De belanghebbende betoogde dat hij zich kon beroepen op het beleid van de Staatssecretaris van Financiën, neergelegd in een besluit over de “waarde bewoond” problematiek. De Inspecteur betwistte echter dat het beleid van toepassing was en stelde dat de vaststellingsovereenkomst bindend bleef. De belanghebbende voerde aan dat het pand op de stakingsdatum bestemd was voor duurzame zelfbewoning, maar het Hof oordeelde dat hij deze stelling niet aannemelijk had gemaakt. Het Hof constateerde dat het pand meer dan een jaar na de staking van de onderneming was verkocht en dat de werkzaamheden aan het pand, zoals schilderen, niet voldoende bewijs boden voor de intentie tot duurzame zelfbewoning.

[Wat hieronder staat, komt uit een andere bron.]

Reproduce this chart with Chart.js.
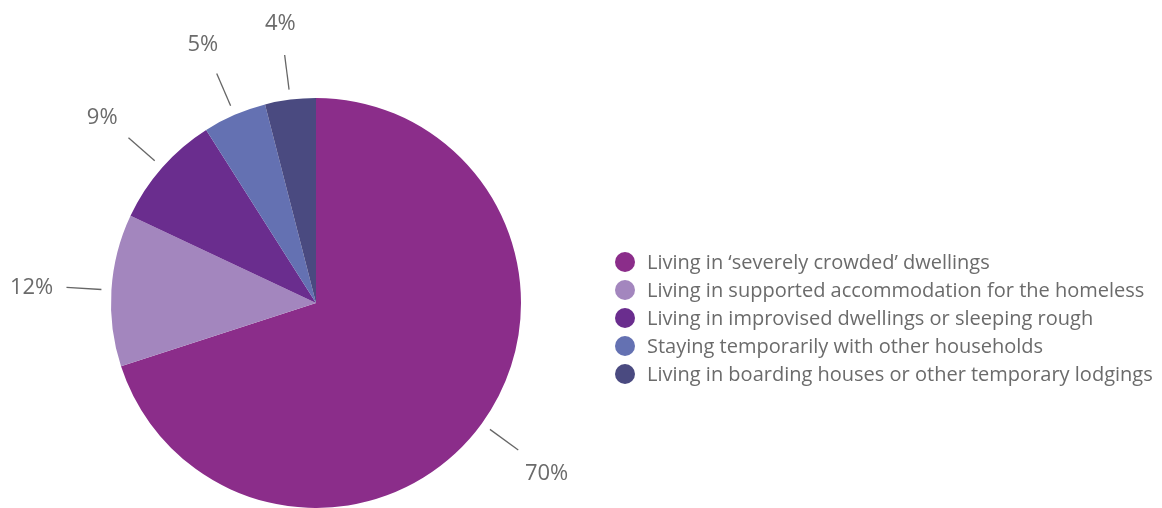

Het Hof concludeerde dat de belanghebbende niet had aangetoond dat het pand bestemd was voor duurzame zelfbewoning en dat hij zich daarom niet kon beroepen op het beleid. De vaststellingsovereenkomst bleef van kracht en het beroep werd ongegrond verklaard. Het Hof achtte geen termen aanwezig voor een kostenveroordeling. De uitspraak werd openbaar gemaakt op dezelfde datum, en beide partijen hebben de mogelijkheid om binnen zes weken beroep in cassatie in te stellen bij de Hoge Raad.